[EM] Gerrymandering and PR
Alex Small
asmall at physics.ucsb.edu
Tue Mar 19 11:32:34 PST 2002
Joe Weinstein wrote:
>Short of forcing everyone into a single district, with resulting
>guaranteed huge campaign costs for small parties or obscure candidacies,
>it's NOT necessarily easier to maximize overall geographic fitness
>or 'utility' of an apportionment scheme by using PR.
>
>By the way, usual PR presumes that voters want to be proportionally
>represented ONLY according to political party, not other criteria,
>including geographic proximity.
Good point about geographical concerns. In a bicameral state legislature
it would be reasonable to elect one house by PR and the other with single-
member districts. We can debate which house of the legislature should be
elected by PR, but I think the basic idea is reasonable. Also, I think PR
should stick to districts of 5 or 6 members, rather than operating state-
wide, to keep the district sizes half-way reasonable.

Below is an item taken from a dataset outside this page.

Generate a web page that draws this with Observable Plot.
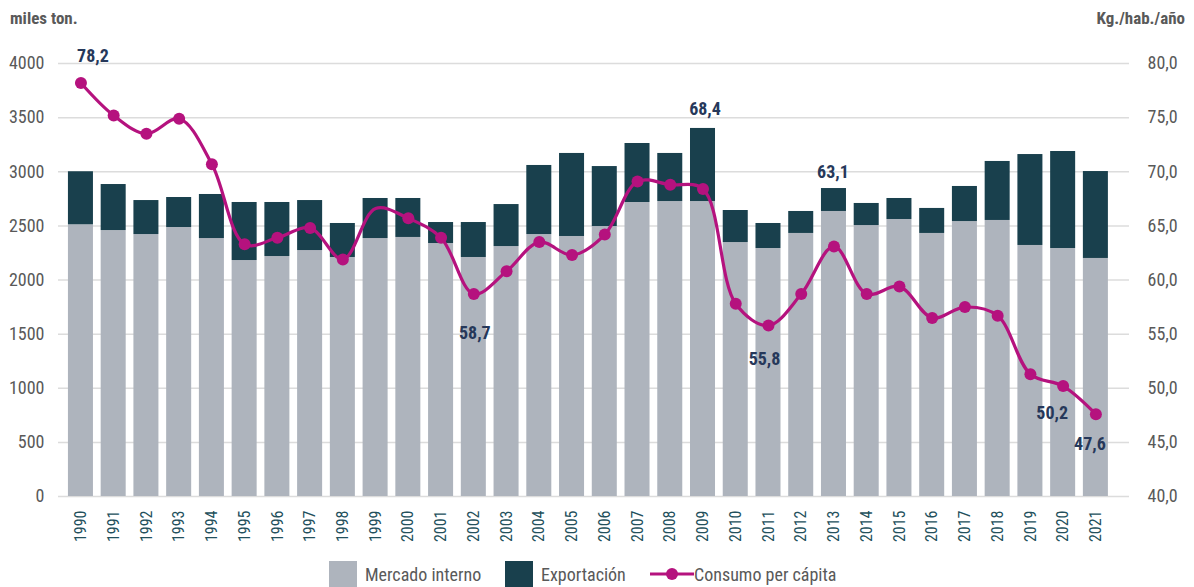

>Also by the way, we would get much better 'PR' using PAV applied to
>individual candidates, not parties.
I agree that PAV would provide excellent proportionality while keeping the
scrutiny on individual candidates. However, as I understand it, PAV
requires keeping 2^n tallies when there are n candidates. In CA there are
normally 7 parties on the ballot. If we had 5-member districts that could
lead to 35 candidates, or 2^35 = 34 billion tallies. The Florida fiasco
shows that ballot counting matters, and should be a criterion when
evaluating election methods of an sort.
(IF I MISUNDERSTAND THE IMPLEMENTATION OF PAV KINDLY CORRECT ME AND I WILL
WITHDRAW MY CRITICISM.)
To keep the counting simple while keeping the scrutiny on individuals, I am
intrigued by Cumulative Voting. STV, with n! tallies, is clearly out of
the question. Some party list systems may also have potential.